What emerges from both books is the sound of a speaking voice. Cunninghame Graham writes like a man speaking, and it is significant that many of his stories and sketches take the form of a character, set with specific detail in a clearly visualised scene, telling a story to the author or to other auditors. There is something Conradian in this (one thinks of Conrad’s Marlow), but the tone is less formal than in Conrad. One of the problems facing the critic of Cunninghame Graham’s writings is how to regard them: some sketches are more like short stories, some short stories are more like sketches, others again are impressionist renderings of scenes and characters that are given unity only by the presence of the author’s feeling for them. His writings about Scotland change somewhat as he grows older: they become more mellow, more sadly reminiscent, more haunted by old memories and by a sense of ancient history underlying everything. The earlier ones are sharper, more wittily observant of the astringencies and self-contradictions of the Scottish character. Yet even when he is at his most astringent the affection shows through. Some of the Scottish essays are simply evocations of a landscape, others are simply presentations of an idiosyncratic character. They have the air of informal discourse that led many of Cunninghame Graham’s contemporaries to consider him a gifted amateur. But this is not amateur writing. Its informality of tone and sometimes the apparent arbitrariness of shape are the work of conscious art. Cunninghame Graham knew what he was doing.
This is not to say that there are not contradictions in his work. The gifted travel-writer, the evoker of places and people in (to most of us) strange parts of the world, is in some measure in the tradition of picturesque travel writing in which English literature is so rich. But Cunninghame Graham is never merely picturesque. He has a deep sense of the sadness and futility of much human life, combined with an awareness of the stoical dignity with which many humble people bear hardship and injustice. He often bore himself like a dandy, the dashing, even swaggering Don Roberto. Some of his contemporaries thought of him as a Don Quixote tilting at windmills. But this went along with a deep and steady compassion for his fellow men and a bitter contempt for those laws, institutions, prejudices and fashions that perpetuated inequality and injustice. As Dr Watts points out, Cunninghame Graham was not an anachronistic, chivalric figure engaged in romantic gestures.

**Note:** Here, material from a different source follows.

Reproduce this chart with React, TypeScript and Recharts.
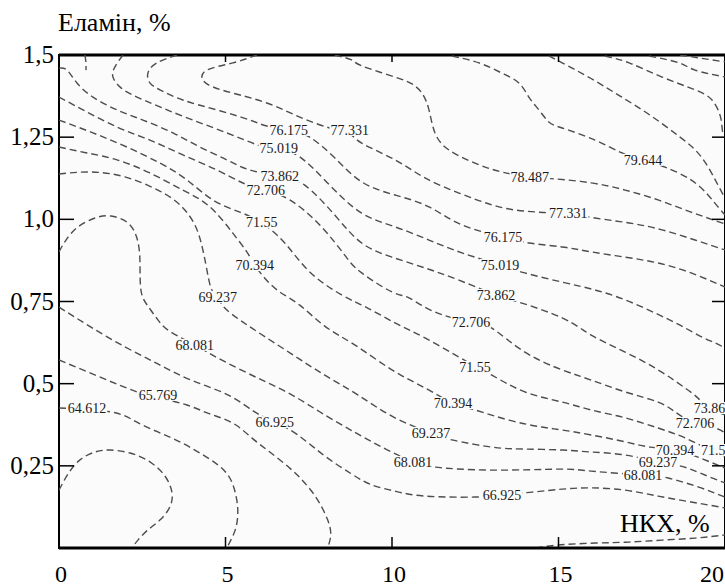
import {
  ComposedChart,
  Line,
  Scatter,
  XAxis,
  YAxis,
  ReferenceArea,
  ReferenceLine,
} from "recharts";

type Pt = [number, number];

// axis ticks
const xTicks = [0, 5, 10, 15, 20];
const yTicks = [0.25, 0.5, 0.75, 1.0, 1.25, 1.5];
const yTickLabels = ["0,25", "0,5", "0,75", "1,0", "1,25", "1,5"];

// contour lines (НКХ %, Еламін %)
const c63456: Pt[] = [[0, 0.176], [0.27, 0.225], [0.63, 0.268], [1.08, 0.292], [1.53, 0.298], [2.13, 0.289], [2.73, 0.262], [3.18, 0.219], [3.39, 0.17], [3.33, 0.125], [3.03, 0.085], [2.67, 0.055], [2.37, 0.024], [2.19, 0]];
const c64612: Pt[] = [[0, 0.426], [1.56, 0.414], [2.28, 0.386], [2.97, 0.353], [3.63, 0.323], [4.23, 0.289], [4.77, 0.253], [5.13, 0.213], [5.31, 0.161], [5.37, 0.11], [5.31, 0.061], [5.16, 0.024], [5.04, 0]];
const c65769: Pt[] = [[0, 0.572], [1.23, 0.52], [2.34, 0.475], [3.03, 0.456], [3.84, 0.435], [4.53, 0.408], [5.22, 0.38], [5.79, 0.335], [6.33, 0.292], [6.93, 0.243], [7.38, 0.198], [7.77, 0.146], [8.07, 0.085], [8.16, 0.04], [8.07, 0]];
const c66925: Pt[] = [[0, 0.733], [0.96, 0.672], [1.98, 0.612], [2.97, 0.56], [3.96, 0.511], [5.07, 0.466], [5.88, 0.414], [6.48, 0.383], [7.17, 0.344], [7.98, 0.28], [8.79, 0.225], [9.39, 0.192], [10.09, 0.173], [10.99, 0.158], [12.49, 0.155], [13.3, 0.161], [14.2, 0.17], [15.11, 0.179], [15.98, 0.183], [17.0, 0.176], [17.99, 0.158], [18.98, 0.14], [20, 0.122]];
const c68081: Pt[] = [[0, 0.901], [0.21, 0.937], [0.57, 0.977], [1.08, 1.004], [1.56, 1.01], [2.07, 0.989], [2.34, 0.943], [2.43, 0.876], [2.46, 0.785], [2.67, 0.736], [2.97, 0.694], [3.36, 0.657], [4.08, 0.618], [4.77, 0.578], [5.97, 0.517], [6.99, 0.466], [7.98, 0.405], [8.97, 0.347], [9.87, 0.298], [10.63, 0.262], [11.29, 0.246], [13.0, 0.237], [15.02, 0.24], [15.98, 0.234], [17.54, 0.222], [18.29, 0.213], [19.19, 0.186], [20, 0.155]];
const c69237: Pt[] = [[0, 1.138], [0.96, 1.144], [1.98, 1.129], [2.97, 1.089], [3.63, 1.044], [4.08, 0.983], [4.32, 0.907], [4.47, 0.831], [4.59, 0.785], [4.77, 0.761], [4.98, 0.73], [5.43, 0.694], [5.97, 0.657], [6.99, 0.59], [7.98, 0.526], [8.97, 0.466], [10.09, 0.396], [11.17, 0.35], [11.8, 0.329], [13.0, 0.307], [13.99, 0.301], [15.11, 0.298], [15.98, 0.292], [17.0, 0.283], [17.99, 0.262], [18.68, 0.249], [19.25, 0.228], [20, 0.198]];
const c70394: Pt[] = [[0, 1.22], [0.84, 1.202], [1.74, 1.181], [2.73, 1.141], [3.72, 1.089], [4.53, 1.038], [5.22, 0.958], [5.64, 0.901], [5.88, 0.861], [6.18, 0.821], [6.63, 0.779], [7.23, 0.739], [7.98, 0.675], [8.88, 0.618], [10.0, 0.542], [10.99, 0.487], [11.83, 0.441], [12.49, 0.42], [13.51, 0.389], [14.5, 0.368], [15.11, 0.359], [15.98, 0.344], [17.0, 0.323], [17.75, 0.307], [18.5, 0.298], [19.25, 0.274], [20, 0.243]];
const c71550: Pt[] = [[0, 1.302], [1.02, 1.263], [2.04, 1.22], [3.03, 1.171], [3.84, 1.12], [4.62, 1.059], [5.43, 1.022], [6.09, 0.989], [6.78, 0.928], [7.53, 0.84], [8.49, 0.77], [9.27, 0.73], [10.09, 0.685], [10.99, 0.639], [12.01, 0.581], [12.49, 0.554], [13.0, 0.526], [13.99, 0.475], [15.11, 0.444], [15.98, 0.42], [17.0, 0.396], [17.99, 0.365], [18.8, 0.335], [19.55, 0.298], [20, 0.28]];
const c72706: Pt[] = [[0, 1.372], [0.72, 1.333], [1.74, 1.281], [2.73, 1.241], [3.72, 1.196], [4.74, 1.15], [5.58, 1.108], [6.21, 1.089], [6.93, 1.059], [7.83, 0.983], [8.58, 0.891], [9.09, 0.837], [10.0, 0.779], [10.51, 0.761], [11.29, 0.718], [12.37, 0.688], [13.0, 0.669], [13.99, 0.596], [15.11, 0.542], [15.98, 0.511], [17.0, 0.475], [17.99, 0.444], [18.5, 0.414], [19.1, 0.38], [19.7, 0.365], [20, 0.35]];
const c73862: Pt[] = [[0, 1.46], [0.24, 1.454], [0.54, 1.415], [1.02, 1.372], [1.74, 1.333], [2.52, 1.302], [3.42, 1.263], [4.23, 1.22], [5.04, 1.181], [5.73, 1.15], [6.63, 1.132], [7.38, 1.104], [8.28, 1.013], [9.09, 0.928], [10.0, 0.885], [10.99, 0.852], [12.01, 0.815], [13.12, 0.77], [13.81, 0.748], [15.11, 0.7], [15.98, 0.648], [17.0, 0.596], [17.99, 0.542], [18.8, 0.487], [19.19, 0.456], [19.52, 0.426], [20, 0.405]];
const c75019: Pt[] = [[1.92, 1.5], [1.68, 1.464], [1.62, 1.433], [1.83, 1.403], [2.22, 1.378], [3.03, 1.342], [4.02, 1.302], [5.04, 1.263], [5.97, 1.226], [6.6, 1.211], [7.23, 1.19], [8.13, 1.104], [9.09, 1.019], [10.09, 0.977], [11.11, 0.937], [12.1, 0.898], [13.24, 0.861], [13.99, 0.837], [15.11, 0.809], [16.1, 0.785], [17.0, 0.755], [17.9, 0.715], [18.65, 0.678], [19.25, 0.645], [19.7, 0.624], [20, 0.609]];
const c76175: Pt[] = [[3.54, 1.5], [2.94, 1.476], [2.67, 1.445], [2.73, 1.415], [3.03, 1.394], [3.72, 1.363], [4.74, 1.333], [5.73, 1.302], [6.24, 1.284], [6.9, 1.272], [7.53, 1.25], [8.28, 1.187], [9.09, 1.114], [10.09, 1.074], [11.11, 1.038], [12.1, 0.983], [13.33, 0.946], [14.11, 0.928], [15.11, 0.916], [15.98, 0.901], [17.0, 0.885], [17.99, 0.867], [18.98, 0.837], [20, 0.794]];
const c77331: Pt[] = [[5.94, 1.5], [5.22, 1.476], [4.44, 1.454], [4.32, 1.424], [4.62, 1.403], [5.22, 1.384], [6.24, 1.354], [7.23, 1.311], [8.13, 1.278], [8.73, 1.26], [9.09, 1.232], [10.09, 1.181], [10.99, 1.126], [12.01, 1.08], [13.0, 1.044], [13.99, 1.025], [15.29, 1.016], [16.1, 1.004], [17.12, 0.989], [18.11, 0.968], [19.1, 0.937], [20, 0.907]];
const c78487: Pt[] = [[8.28, 1.5], [8.79, 1.485], [9.09, 1.467], [10.09, 1.433], [10.6, 1.412], [10.9, 1.384], [11.11, 1.333], [11.29, 1.263], [11.71, 1.211], [12.49, 1.171], [13.3, 1.144], [14.14, 1.129], [14.89, 1.123], [15.98, 1.111], [17.0, 1.089], [17.99, 1.059], [18.98, 1.022], [20, 0.986]];
const c79644: Pt[] = [[11.8, 1.497], [12.61, 1.476], [13.3, 1.445], [13.81, 1.415], [14.11, 1.372], [14.41, 1.333], [14.71, 1.296], [15.11, 1.278], [16.1, 1.241], [16.91, 1.202], [17.54, 1.181], [18.2, 1.159], [18.98, 1.12], [19.49, 1.074], [19.79, 1.038], [20, 1.013]];
const c80800: Pt[] = [[14.71, 1.497], [15.11, 1.476], [15.95, 1.43], [16.85, 1.375], [17.75, 1.317], [18.65, 1.25], [19.31, 1.187], [19.79, 1.104], [20, 1.065]];
const c81956: Pt[] = [[16.4, 1.497], [17.12, 1.476], [18.11, 1.433], [19.1, 1.394], [19.61, 1.363], [19.85, 1.317], [19.91, 1.281], [19.94, 1.257]];
const c83112: Pt[] = [[17.72, 1.497], [18.62, 1.476], [19.1, 1.454], [20, 1.433]];
const c84269: Pt[] = [[18.65, 1.5], [20, 1.479]];
const cCorner: Pt[] = [[0.78, 1.5], [0.81, 1.476], [0.81, 1.454]];
const cBottom: Pt[] = [[14.32, 0], [14.98, 0.009], [16.1, 0.015], [17.12, 0.018], [18.11, 0.024], [19.1, 0.03], [20, 0.04]];

const contours: Pt[][] = [
  c63456, c64612, c65769, c66925, c68081, c69237, c70394, c71550, c72706,
  c73862, c75019, c76175, c77331, c78487, c79644, c80800, c81956, c83112,
  c84269, cCorner, cBottom,
];

// contour labels [x, y, text]
const contourLabels: [number, number, string][] = [
  [0.84, 0.426, "64.612"],
  [2.97, 0.466, "65.769"],
  [6.48, 0.383, "66.925"],
  [13.3, 0.161, "66.925"],
  [4.08, 0.618, "68.081"],
  [10.63, 0.262, "68.081"],
  [17.54, 0.222, "68.081"],
  [4.77, 0.764, "69.237"],
  [11.17, 0.35, "69.237"],
  [17.99, 0.262, "69.237"],
  [5.88, 0.861, "70.394"],
  [11.83, 0.441, "70.394"],
  [18.5, 0.298, "70.394"],
  [6.09, 0.992, "71.55"],
  [12.49, 0.551, "71.55"],
  [19.75, 0.298, "71.55"],
  [6.21, 1.089, "72.706"],
  [12.37, 0.688, "72.706"],
  [19.1, 0.38, "72.706"],
  [6.63, 1.132, "73.862"],
  [13.12, 0.77, "73.862"],
  [19.64, 0.426, "73.862"],
  [6.6, 1.217, "75.019"],
  [13.24, 0.861, "75.019"],
  [6.9, 1.272, "76.175"],
  [13.33, 0.946, "76.175"],
  [8.73, 1.272, "77.331"],
  [15.29, 1.019, "77.331"],
  [14.14, 1.129, "78.487"],
  [17.54, 1.181, "79.644"],
];

const SERIF = '"Liberation Serif", "Times New Roman", serif';
const PLOT_TOP = 55;
const PLOT_RIGHT = 725;
const PLOT_BG = "#fbfbfb";

const XTick = (props: any) => {
  const { x, y, payload } = props;
  const v = payload.value;
  const inner = v > 0 && v < 20;
  const last = v === 20;
  return (
    <g>
      {inner && <line x1={x} x2={x} y1={y} y2={y - 11} stroke="#000" strokeWidth={1.5} />}
      {inner && <line x1={x} x2={x} y1={PLOT_TOP} y2={PLOT_TOP + 7} stroke="#000" strokeWidth={1.5} />}
      <text
        x={last ? 724 : x + 2}
        y={y + 34}
        textAnchor={last ? "end" : "middle"}
        fontSize={24}
        fontFamily={SERIF}
        fill="#000"
      >
        {v}
      </text>
    </g>
  );
};

const YTick = (props: any) => {
  const { x, y, payload } = props;
  const i = yTicks.indexOf(payload.value);
  const top = payload.value === 1.5;
  return (
    <g>
      {!top && <line x1={x} x2={x + 15} y1={y} y2={y} stroke="#000" strokeWidth={1.5} />}
      {!top && <line x1={PLOT_RIGHT - 13} x2={PLOT_RIGHT} y1={y} y2={y} stroke="#000" strokeWidth={1.5} />}
      <text x={x - 5} y={y + 8} textAnchor="end" fontSize={25} fontFamily={SERIF} fill="#000">
        {yTickLabels[i]}
      </text>
    </g>
  );
};

const ContourLabel = (props: any) => {
  const { cx, cy, payload } = props;
  const text: string = payload.text;
  const w = (text.length - 1) * 7 + 3.5;
  return (
    <g>
      <rect x={cx - w / 2 - 1} y={cy - 6} width={w + 2} height={12} fill={PLOT_BG} />
      <text
        x={cx}
        y={cy + 5}
        textAnchor="middle"
        fontSize={14}
        fontFamily={SERIF}
        fill="#1a1a1a"
      >
        {text}
      </text>
    </g>
  );
};

export default function App() {
  const labelData = contourLabels.map(([x, y, text]) => ({ x, y, text }));
  return (
    <div
      style={{
        position: "absolute",
        left: 0,
        top: 0,
        width: 725,
        height: 584,
        background: "#fff",
        overflow: "hidden",
      }}
    >
      <ComposedChart width={725} height={584} margin={{ top: PLOT_TOP, right: 0, bottom: 0, left: 0 }}>
        <XAxis
          type="number"
          dataKey="x"
          domain={[0, 20]}
          ticks={xTicks}
          interval={0}
          height={36}
          allowDataOverflow
          axisLine={{ stroke: "#000", strokeWidth: 3 }}
          tickLine={false}
          tickSize={0}
          tickMargin={0}
          tick={<XTick />}
        />
        <YAxis
          type="number"
          dataKey="y"
          domain={[0, 1.5]}
          ticks={yTicks}
          interval={0}
          width={59}
          allowDataOverflow
          axisLine={false}
          tickLine={false}
          tickSize={0}
          tickMargin={0}
          tick={<YTick />}
        />
        <ReferenceArea
          x1={0}
          x2={20}
          y1={0}
          y2={1.5}
          fill={PLOT_BG}
          fillOpacity={1}
          stroke="#000"
          strokeWidth={2}
        />
        <ReferenceLine y={1.5} stroke="#000" strokeWidth={3} />
        {contours.map((pts, i) => (
          <Line
            key={i}
            data={pts.map(([x, y]) => ({ x, y }))}
            dataKey="y"
            type="natural"
            stroke="#4d4d4d"
            strokeWidth={1.4}
            strokeDasharray="7 4"
            dot={false}
            activeDot={false}
            isAnimationActive={false}
          />
        ))}
        <Scatter data={labelData} dataKey="y" shape={<ContourLabel />} isAnimationActive={false} />
      </ComposedChart>
      <div
        style={{
          position: "absolute",
          left: 58,
          top: 10,
          fontFamily: SERIF,
          fontSize: 26,
          lineHeight: 1,
          color: "#000",
          whiteSpace: "nowrap",
        }}
      >
        Еламін, %
      </div>
      <div
        style={{
          position: "absolute",
          left: 620,
          top: 511,
          fontFamily: SERIF,
          fontSize: 26,
          lineHeight: 1,
          color: "#000",
          whiteSpace: "nowrap",
        }}
      >
        НКХ, %
      </div>
    </div>
  );
}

In spite of his fierce involvement in politics and his contempt for all the established political parties, in spite of his brilliance as a polemicist and of the passionate anarcho-socialism that emerged as his creed, Cunninghame Graham was not in his most characteristic writing a man who set out to change the world. Nor was his intention simply to record it. In both his travel sketches and his stories and sketches of Scottish life he can be said most of all to savour what he writes about. Criticism of the systems and habits that militate against the fulfilled life is often there; sometimes it is outspoken; but most often what reaches the reader most impressively is the sense of life lived in a particular way in a particular place. There is a note of sadness underlying almost everything. That is not the characteristic note of the revolutionary. It is the fact that people are capable of endurance that seems to strike him most: they endure, and he watches their endurance and he conveys it to us in his own voice. The story ‘A Hegira’, which describes with quiet authenticity the fate of a group of Mescalero Indians after their escape from captivity in Mexico to seek their homelands, and the story of the death of the old lady in her old Scottish country house in ‘Miss Christian Jean’ are very different in their setting but similar in narrative tone. It is perhaps strange that a writer who could write with such passionate vigour of the abuses that embitter people’s lives could also write with such pure power of human endurance of suffering. More often, however, the stories are not so much of suffering as of the slightly bizarre fortitude of ordinary people in facing the inevitable: this is certainly true of the numerous funerals in the Scottish stories.
For those concerned with fitting writers into categories, Cunninghame Graham remains something of a problem. The 20th-century Concise Dictionary of National Biography describes him as ‘traveller, scholar, Scottish nationalist, socialist, etc’, and that ‘etc’ is eloquent of the biographer’s sense of helplessness in the face of Cunninghame Graham’s multiple activities. It is interesting, however, that ‘writer’ does not figure in the list. Yet he is only known as a traveller because he wrote about his travels and as a scholar because he embodied his knowledge in sketches and stories. In Scotland he is remembered by old people as a powerful figure in the Scottish Nationalist movement in its early days, but the present generation of Scottish Nationalists seem to have no interest in him, nor do the Left (or any other) wing of the Labour Party seem aware of his great fight against the succumbing of Labour politicians to the temptations of respectability. It is all the more encouraging, therefore, that we have in these two volumes enough of Cunninghame Graham’s writings to bring his distinctive work and personality – and Cunninghame Graham was a personality above all – to the attention of the present generation. It looks indeed as though a Cunninghame Graham revival is on the way. It should be as welcome in Scotland as in South America, where his name is still honoured. He was on a visit to Argentina when he died, in Buenos Aires, in 1936. The Argentines called a new city after him, Don Roberto. It would have been good to have his splendid radical voice speaking with authority and passion in the recent Falklands crisis, though it must be admitted that it is difficult to conjecture exactly what he would have said.